Carlo di Florio. Courtesy photo
As we move through 2025, investment advisors face a regulatory landscape that is both familiar and evolving.
While the SEC’s examination priorities remain largely consistent with the 2025 Exam Priorities published last October, the environment for SEC examiners has shifted due to staffing reductions, a lighter rulemaking agenda, and a shift away from enforcement as a first response to compliance weaknesses.
This shift at the SEC creates an opportunity for firms to refocus on bolstering foundational compliance practices with AI-enabled compliance technologies.
Familiar Priorities, New Pressures
The SEC’s focus on investment advisors, particularly those serving retail investors, persists. Furthermore, the SEC has continued to stress that enforcement is still the likely response to evidence of fraud or breach of fiduciary duty.
Examiners continue to scrutinize advisors for how well they are complying with their fiduciary duties, with a particular focus on conflicts of interest, fee disclosures and marketing practices. Notably, in a recent survey conducted by ACA, the Investment Adviser Association and Yuter Compliance, advisors reported that the most common deficiencies cited in 2025 include advertising and marketing violations, books and records issues, and conflicts of interest.
I have also seen some evidence that SEC examiners are issuing more detailed deficiency letters that provide firms with more information about compliance weaknesses but no enforcement referral, giving firms the opportunity to self-correct. Firms should not mistake this opportunity for indifference.
I expect to see examiners schedule corrective actions reviews (CARs) to confirm that firms have fixed noted deficiencies. A CAR that reveals a firm has not taken its deficiency letter seriously is still likely to result in an enforcement referral. Firms must act swiftly to remediate deficiencies and document their efforts thoroughly.
Bridging Gaps With Technology and Risk Management
As compliance technology continues to evolve with the advent of generative artificial intelligence, new tools are arriving that significantly improve upon manual compliance processes and reactive fixes.
Technology, particularly AI and automation, offer powerful solutions to strengthen compliance and surveillance, while enhancing documentation and enabling real-time risk monitoring.

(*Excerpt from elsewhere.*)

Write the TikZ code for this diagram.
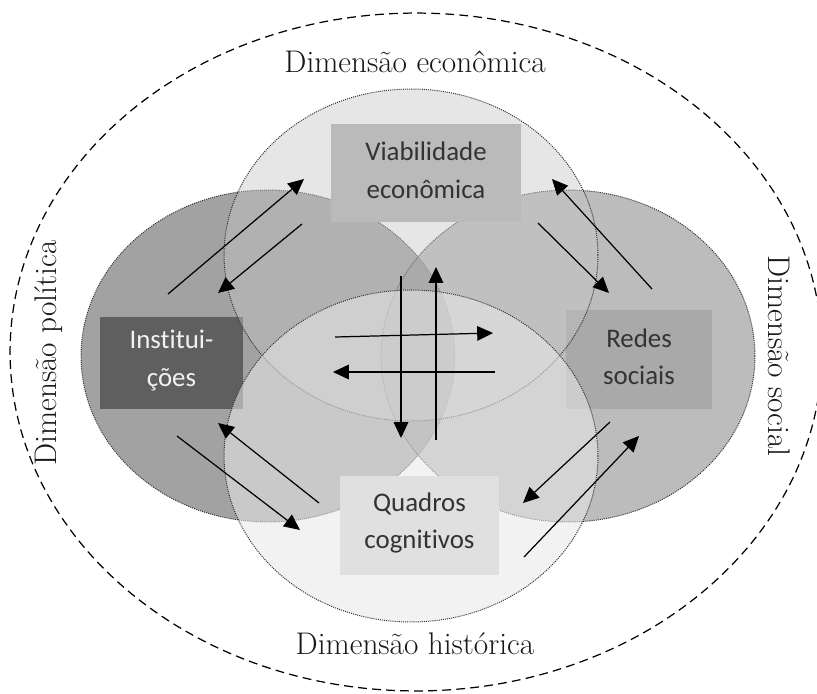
\documentclass[tikz,border=0pt]{standalone}
\usepackage{fontspec}
\newfontfamily\caixafont[Ligatures=NoCommon]{Carlito}
\usetikzlibrary{arrows.meta}

\definecolor{politica}{gray}{0.635}
\definecolor{social}{gray}{0.561}
\definecolor{economica}{gray}{0.776}
\definecolor{historica}{gray}{0.91}
\definecolor{instituicoes}{gray}{0.373}
\definecolor{redes}{gray}{0.663}
\definecolor{viabilidade}{gray}{0.70}
\definecolor{quadros}{gray}{0.84}
\definecolor{contorno}{gray}{0.2}

\begin{document}
\begin{tikzpicture}[x=0.02cm, y=-0.02cm,
  circulo/.style={draw=contorno, line width=0.55pt, dash pattern=on 0.6pt off 0.6pt},
  caixa/.style={inner sep=0pt},
  texto/.style={align=center, font=\caixafont\fontsize{15.3}{21.5}\selectfont, text=black!80},
  dimensao/.style={anchor=base, font=\fontsize{17.8}{20}\selectfont, text=black!90},
  seta/.style={-{Triangle[length=9pt,width=8.3pt]}, line width=0.7pt}]

\clip (0,0) rectangle (817,693);

% Moldura
\draw[dash pattern=on 5pt off 3pt, line width=0.7pt] (416,352) ellipse [x radius=8.12cm, y radius=6.78cm];

% Centros dos circulos
\coordinate (CE) at (411,255);
\coordinate (CH) at (411,456);
\coordinate (CP) at (268,356);
\coordinate (CS) at (568,356);

% Circulos politico e social
\draw[circulo, fill=politica] (CP) ellipse [x radius=3.74cm, y radius=3.32cm];
\draw[circulo, fill=social, fill opacity=0.6] (CS) ellipse [x radius=3.74cm, y radius=3.32cm];

% Caixas
\node[caixa, fill=viabilidade, minimum width=3.8cm, minimum height=1.96cm] (viab) at (426,173) {};
\node[caixa, fill=instituicoes, minimum width=2.86cm, minimum height=1.84cm] (inst) at (171.5,363) {};
\node[caixa, fill=redes, minimum width=2.92cm, minimum height=1.98cm] (redes) at (639,359.5) {};
\node[caixa, fill=quadros, minimum width=3.18cm, minimum height=1.98cm] (quadros) at (419.5,525.5) {};

% Circulos economico e historico
\draw[circulo, fill=economica, fill opacity=0.43] (CE) ellipse [x radius=3.74cm, y radius=3.32cm];
\draw[circulo, fill=historica, fill opacity=0.56] (CH) ellipse [x radius=3.74cm, y radius=3.32cm];

% Textos das caixas
\node[texto] (tviab) at ([yshift=1.5pt]viab.center) {Viabilidade\\econômica};
\node[texto, text=white!95!black] (tinst) at ([yshift=1.5pt]inst.center) {Institui-\\ções};
\node[texto] (tredes) at ([yshift=1.5pt]redes.center) {Redes\\sociais};
\node[texto] (tquadros) at ([yshift=1.5pt]quadros.center) {Quadros\\cognitivos};

% Dimensoes
\node[dimensao] (econ) at (415,72) {Dimensão econômica};
\node[dimensao] (hist) at (415,654) {Dimensão histórica};
\node[dimensao, rotate=90] (pol) at (56,353) {Dimensão política};
\node[dimensao, rotate=-90] (soc) at (768,356) {Dimensão social};

% Setas politica - economica
\coordinate (pe1) at (168,294);
\coordinate (pe2) at (304,179);
\coordinate (ep1) at (302,224);
\coordinate (ep2) at (218,293);
\draw[seta] (pe1) -- (pe2);
\draw[seta] (ep1) -- (ep2);

% Setas economica - social
\coordinate (se1) at (652,289);
\coordinate (se2) at (552,179);
\coordinate (es1) at (538,223);
\coordinate (es2) at (609,293);
\draw[seta] (se1) -- (se2);
\draw[seta] (es1) -- (es2);

% Setas no centro
\coordinate (d1) at (335,337);
\coordinate (d2) at (493,333);
\coordinate (e1) at (495,372);
\coordinate (e2) at (333,372);
\coordinate (b1) at (401,276);
\coordinate (b2) at (401,438);
\coordinate (c1) at (436,440);
\coordinate (c2) at (436,267);
\draw[seta] (d1) -- (d2);
\draw[seta] (e1) -- (e2);
\draw[seta] (b1) -- (b2);
\draw[seta] (c1) -- (c2);

% Setas politica - historica
\coordinate (ph1) at (177,436);
\coordinate (ph2) at (300,530);
\coordinate (hp1) at (319,503);
\coordinate (hp2) at (218,423);
\draw[seta] (ph1) -- (ph2);
\draw[seta] (hp1) -- (hp2);

% Setas social - historica
\coordinate (sh1) at (610,422);
\coordinate (sh2) at (523,503);
\coordinate (hs1) at (524,557);
\coordinate (hs2) at (639,436);
\draw[seta] (sh1) -- (sh2);
\draw[seta] (hs1) -- (hs2);

\end{tikzpicture}
\end{document}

AI-powered tools can analyze many elements of a firm’s operations, including daily trading, to detect patterns and anomalies that signal compliance risks. Automated systems can support compliance officers conducting marketing reviews, Code of Ethics and conflicts management, AML/KYC diligence, and surveilling personal trading, client trading, electronic communications, and expert networks, to name just a few examples. These innovations not only improve efficiency but also help firms stay ahead of regulatory changes and align with best practices, as these tools evolve in response to SEC risk alerts, examination deficiencies, and industry surveys, such as the Investment Management Compliance Testing Survey.
Strengthening Internal Controls
Technology alone is not enough to ensure that investment advisors meet the fiduciary standard set by the Advisers Act. Investment advisors should embed a compliance-first culture across the organization. This means ensuring that everyone in the organization understands that advisory clients trust the firm to exercise due care and act in their best interest, across all business lines.
Employees should be alert to conflicts of interest and take personal responsibility for confirming that conflicts are disclosed and carefully managed. Firms should adopt policies an procedures that empower employees to report potential conflicts and require periodic reviews to look for new conflicts, especially when launching new products or entering new markets.
Employees should understand that they are on the front line in ensuring the firm truly earns their clients’ trust every day, with compliance serving as their backstop. Compliance officers promote and cement a firm’s compliance culture in several ways. They communicate, train, and reinforce a culture of compliance. They check to see whether the firm is doing the right thing, by monitoring, testing, conducting annual reviews, performing mock exams, and continuously updating procedures to reflect evolving risks and regulations. Compliance officers also play a critical role in educating staff about fiduciary obligations and ensuring that every employee understands their role in maintaining ethical standards.
Opportunity in Simplicity
Firms should not interpret the current pause in rulemaking and the shift away from enforcement as a reprieve from their compliance obligations. Examiners have not slowed down or pulled back and the SEC has continued to emphasize advisors’ fiduciary duties.
I encourage firms to see this moment as an opportunity to conduct comprehensive reviews of their compliance programs, reinforce internal controls, refine disclosures, and adopt technologies that strengthen long-term compliance resilience.
Firms should embrace this moment with intention. By returning to the fundamentals and integrating smart technologies, advisors can not only meet today’s regulatory demands but also build resilient programs that adapt to tomorrow’s challenges.
Carlo di Florio is president of ACA Group, a provider of compliance, risk and technology solutions for financial services firms.